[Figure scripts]

○ ○ ○ ○

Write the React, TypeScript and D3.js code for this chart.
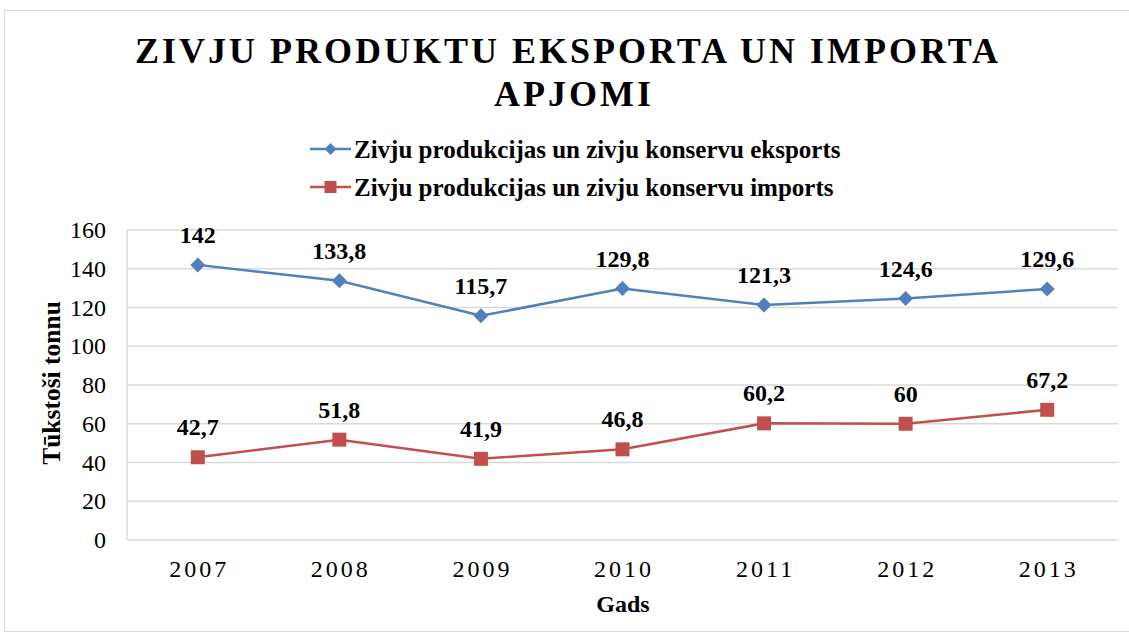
import React from "react";
import * as d3 from "d3";

const years = ["2007", "2008", "2009", "2010", "2011", "2012", "2013"];
const exportValues = [142, 133.8, 115.7, 129.8, 121.3, 124.6, 129.6];
const importValues = [42.7, 51.8, 41.9, 46.8, 60.2, 60, 67.2];
const yTicks = [0, 20, 40, 60, 80, 100, 120, 140, 160];
const seriesNames = [
  "Zivju produkcijas un zivju konservu eksports",
  "Zivju produkcijas un zivju konservu imports",
];

const W = 1129;
const H = 637;
const left = 127;
const right = 1118;
const top = 230;
const bottom = 540;
const serif = "'Liberation Serif', 'Times New Roman', serif";
const blue = "#4F81BD";
const red = "#C0504D";

export default function App() {
  const x = d3.scaleBand<string>().domain(years).range([left, right]);
  const y = d3.scaleLinear().domain([0, 160]).range([bottom, top]);
  const cx = (yr: string) => (x(yr) as number) + x.bandwidth() / 2;
  const line = d3
    .line<number>()
    .x((_, i) => cx(years[i]))
    .y((d) => y(d));
  const fmt = (v: number) => String(v).replace(".", ",");
  const diamond = (px: number, py: number, r: number) =>
    `M${px},${py - r}L${px + r},${py}L${px},${py + r}L${px - r},${py}Z`;

  return (
    <svg
      width={W}
      height={H}
      style={{ position: "absolute", left: 0, top: 0, background: "#fff" }}
      fontFamily={serif}
    >
      <rect x={4.5} y={10.5} width={1140} height={621} fill="#fff" stroke="#d9d9d9" />
      <text x={568} y={63} textAnchor="middle" fontSize={36} fontWeight="bold" letterSpacing={3}>
        ZIVJU PRODUKTU EKSPORTA UN IMPORTA
      </text>
      <text x={574} y={106} textAnchor="middle" fontSize={36} fontWeight="bold" letterSpacing={3}>
        APJOMI
      </text>

      {/* legend */}
      {[0, 1].map((i) => {
        const ly = i === 0 ? 149 : 187;
        const col = i === 0 ? blue : red;
        return (
          <g key={i}>
            <line x1={310} x2={351} y1={ly} y2={ly} stroke={col} strokeWidth={2.5} />
            {i === 0 ? (
              <path d={diamond(330.5, ly, 6)} fill={col} />
            ) : (
              <rect x={324.5} y={ly - 6} width={12} height={12} fill={col} />
            )}
            <text x={354} y={ly + 9} fontSize={25} fontWeight="bold">
              {seriesNames[i]}
            </text>
          </g>
        );
      })}

      {/* grid */}
      {yTicks.map((t) => (
        <g key={t}>
          <line x1={left} x2={right} y1={y(t)} y2={y(t)} stroke="#d9d9d9" strokeWidth={1.3} />
          <text x={106} y={y(t) + 8} textAnchor="end" fontSize={24}>
            {t}
          </text>
        </g>
      ))}
      <line x1={left} x2={left} y1={top} y2={bottom} stroke="#d9d9d9" strokeWidth={1.3} />

      {years.map((yr) => (
        <text key={yr} x={cx(yr) + 1.5} y={577} textAnchor="middle" fontSize={24} letterSpacing={3}>
          {yr}
        </text>
      ))}
      <text x={623} y={612} textAnchor="middle" fontSize={24} fontWeight="bold">
        Gads
      </text>
      <text
        transform={`translate(60,${383}) rotate(-90)`}
        textAnchor="middle"
        fontSize={25.5}
        fontWeight="bold"
      >
        Tūkstoši tonnu
      </text>

      {/* series */}
      <path d={line(exportValues) || ""} fill="none" stroke={blue} strokeWidth={2.5} />
      <path d={line(importValues) || ""} fill="none" stroke={red} strokeWidth={2.5} />
      {exportValues.map((v, i) => (
        <g key={"e" + i}>
          <path d={diamond(cx(years[i]), y(v), 7.5)} fill={blue} />
          <text x={cx(years[i])} y={y(v) - 22} textAnchor="middle" fontSize={24} fontWeight="bold">
            {fmt(v)}
          </text>
        </g>
      ))}
      {importValues.map((v, i) => (
        <g key={"i" + i}>
          <rect x={cx(years[i]) - 7} y={y(v) - 7} width={14} height={14} fill={red} />
          <text x={cx(years[i])} y={y(v) - 22} textAnchor="middle" fontSize={24} fontWeight="bold">
            {fmt(v)}
          </text>
        </g>
      ))}
    </svg>
  );
}
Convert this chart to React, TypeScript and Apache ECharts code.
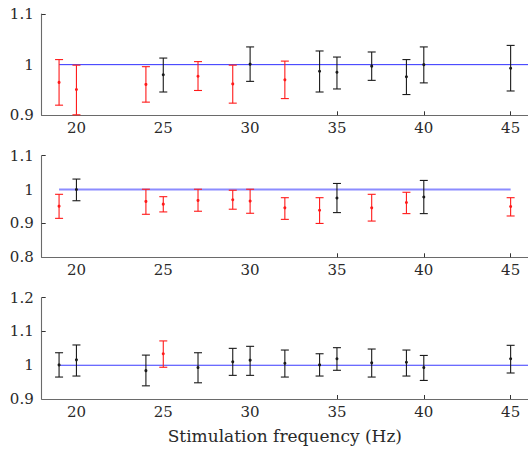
import React, { useEffect, useRef } from "react";
import * as echarts from "echarts";

// Stimulation frequencies (Hz)
const freqs = [19, 20, 24, 25, 27, 29, 30, 32, 34, 35, 37, 39, 40, 45];

// Panel 1
const p1Mean = [0.965, 0.951, 0.961, 0.98, 0.977, 0.962, 1.001, 0.97, 0.987, 0.985, 0.997, 0.976, 1.0, 0.993];
const p1Low = [0.92, 0.901, 0.926, 0.946, 0.949, 0.924, 0.967, 0.933, 0.946, 0.952, 0.969, 0.941, 0.964, 0.948];
const p1High = [1.01, 0.999, 0.996, 1.013, 1.006, 0.999, 1.035, 1.007, 1.027, 1.015, 1.025, 1.01, 1.035, 1.038];
const p1Red = [1, 1, 1, 0, 1, 1, 0, 1, 0, 0, 0, 0, 0, 0];

// Panel 2
const p2Mean = [0.951, 1.0, 0.965, 0.957, 0.968, 0.97, 0.966, 0.946, 0.939, 0.975, 0.946, 0.962, 0.978, 0.95];
const p2Low = [0.915, 0.967, 0.927, 0.934, 0.936, 0.942, 0.93, 0.912, 0.9, 0.932, 0.907, 0.929, 0.929, 0.922];
const p2High = [0.986, 1.031, 1.001, 0.979, 1.001, 0.998, 1.001, 0.976, 0.976, 1.018, 0.986, 0.992, 1.027, 0.976];
const p2Red = [1, 0, 1, 1, 1, 1, 1, 1, 1, 0, 1, 1, 0, 1];

// Panel 3
const p3Mean = [1.001, 1.016, 0.984, 1.034, 0.993, 1.01, 1.015, 1.006, 1.001, 1.019, 1.007, 1.009, 0.993, 1.019];
const p3Low = [0.965, 0.968, 0.939, 0.994, 0.948, 0.97, 0.97, 0.965, 0.968, 0.985, 0.965, 0.968, 0.955, 0.977];
const p3High = [1.037, 1.06, 1.03, 1.072, 1.037, 1.05, 1.056, 1.045, 1.034, 1.052, 1.048, 1.045, 1.029, 1.059];
const p3Red = [0, 0, 0, 1, 0, 0, 0, 0, 0, 0, 0, 0, 0, 0];

// Reference lines (ratio = 1)
const ref1 = [[19, 1], [46, 1]];
const ref2 = [[19, 1], [45, 1]];
const ref3 = [[19, 1], [46, 1]];

const xLabels = [20, 25, 30, 35, 40, 45];
const xTicks = [35, 40, 45];

const yRanges = [
  { min: 0.9, max: 1.1, ticks: [1.1] },
  { min: 0.8, max: 1.1, ticks: [1.1, 0.9] },
  { min: 0.9, max: 1.2, ticks: [1.2, 1.1] },
];

const FONT = "DejaVu Serif";

function rows(mean: number[], low: number[], high: number[], red: number[]) {
  return freqs.map((f, i) => [f, mean[i], low[i], high[i], red[i]]);
}

const renderItem = (params: any, api: any) => {
  const x = api.value(0);
  const m = api.value(1);
  const lo = api.value(2);
  const hi = api.value(3);
  const red = api.value(4);
  const pm = api.coord([x, m]);
  const pl = api.coord([x, lo]);
  const ph = api.coord([x, hi]);
  const col = red === 1 ? "#ff1a1a" : "#1a1a1a";
  const w = 4;
  const st = { stroke: col, lineWidth: 1.1 };
  return {
    type: "group",
    children: [
      { type: "line", shape: { x1: pl[0], y1: pl[1], x2: ph[0], y2: ph[1] }, style: st },
      { type: "line", shape: { x1: pl[0] - w, y1: pl[1], x2: pl[0] + w, y2: pl[1] }, style: st },
      { type: "line", shape: { x1: ph[0] - w, y1: ph[1], x2: ph[0] + w, y2: ph[1] }, style: st },
      { type: "circle", shape: { cx: pm[0], cy: pm[1], r: 1.5 }, style: { fill: col } },
    ],
  };
};

export default function App() {
  const ref = useRef<HTMLDivElement>(null);
  useEffect(() => {
    if (!ref.current) return;
    const chart = echarts.init(ref.current, null, { renderer: "svg" });
    const grids = [
      { left: 41.7, top: 14, width: 489.8, height: 101.3 },
      { left: 41.7, top: 155.7, width: 489.8, height: 101.6 },
      { left: 41.7, top: 297.7, width: 489.8, height: 101.3 },
    ];
    const axisLine = { show: true, lineStyle: { color: "#6a6a6a", width: 1.1 } };
    const xAxis = grids.map((_, i) => ({
      type: "value",
      gridIndex: i,
      min: 18,
      max: 46,
      axisLine,
      splitLine: { show: false },
      axisTick: { show: true, inside: true, length: 4, customValues: xTicks, lineStyle: { color: "#333" } },
      axisLabel: { customValues: xLabels, fontFamily: FONT, fontSize: 15, color: "#2a2a2a", margin: 5 },
      name: i === 2 ? "Stimulation frequency (Hz)" : "",
      nameLocation: "middle",
      nameGap: 28,
      nameTextStyle: { fontFamily: FONT, fontSize: 17, color: "#2a2a2a" },
    }));
    const yAxis = yRanges.map((r, i) => ({
      type: "value",
      gridIndex: i,
      min: r.min,
      max: r.max,
      interval: 0.1,
      axisLine,
      splitLine: { show: false },
      axisTick: { show: true, inside: true, length: 4, customValues: r.ticks, lineStyle: { color: "#333" } },
      axisLabel: { fontFamily: FONT, fontSize: 15, color: "#2a2a2a", margin: 8 },
    }));
    const panels = [
      { data: rows(p1Mean, p1Low, p1High, p1Red), ref: ref1, color: "#2f2fff", width: 1 },
      { data: rows(p2Mean, p2Low, p2High, p2Red), ref: ref2, color: "#8c8cff", width: 2 },
      { data: rows(p3Mean, p3Low, p3High, p3Red), ref: ref3, color: "#3a3aff", width: 1.2 },
    ];
    const series: any[] = [];
    panels.forEach((p, i) => {
      series.push({
        type: "line",
        xAxisIndex: i,
        yAxisIndex: i,
        data: p.ref,
        showSymbol: false,
        symbol: "none",
        lineStyle: { color: p.color, width: p.width },
        silent: true,
        z: 1,
      });
      series.push({
        type: "custom",
        xAxisIndex: i,
        yAxisIndex: i,
        data: p.data,
        encode: { x: 0, y: 1 },
        renderItem,
        clip: false,
        z: 2,
      });
    });
    chart.setOption({
      animation: false,
      backgroundColor: "#ffffff",
      grid: grids,
      xAxis,
      yAxis,
      series,
    });
    return () => chart.dispose();
  }, []);
  return (
    <div
      ref={ref}
      style={{ position: "fixed", left: 0, top: 0, width: 528, height: 455, background: "#fff" }}
    />
  );
}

○ ○ ○ ○

(EXERCISE) Give again, exactly as written above, every line from the one holding "Convert this chart" to the one holding "39, 40, 45];", with both ends kept and the pictures left out.

(WRITTEN SOLUTION)
Convert this chart to React, TypeScript and Apache ECharts code.
import React, { useEffect, useRef } from "react";
import * as echarts from "echarts";

// Stimulation frequencies (Hz)
const freqs = [19, 20, 24, 25, 27, 29, 30, 32, 34, 35, 37, 39, 40, 45];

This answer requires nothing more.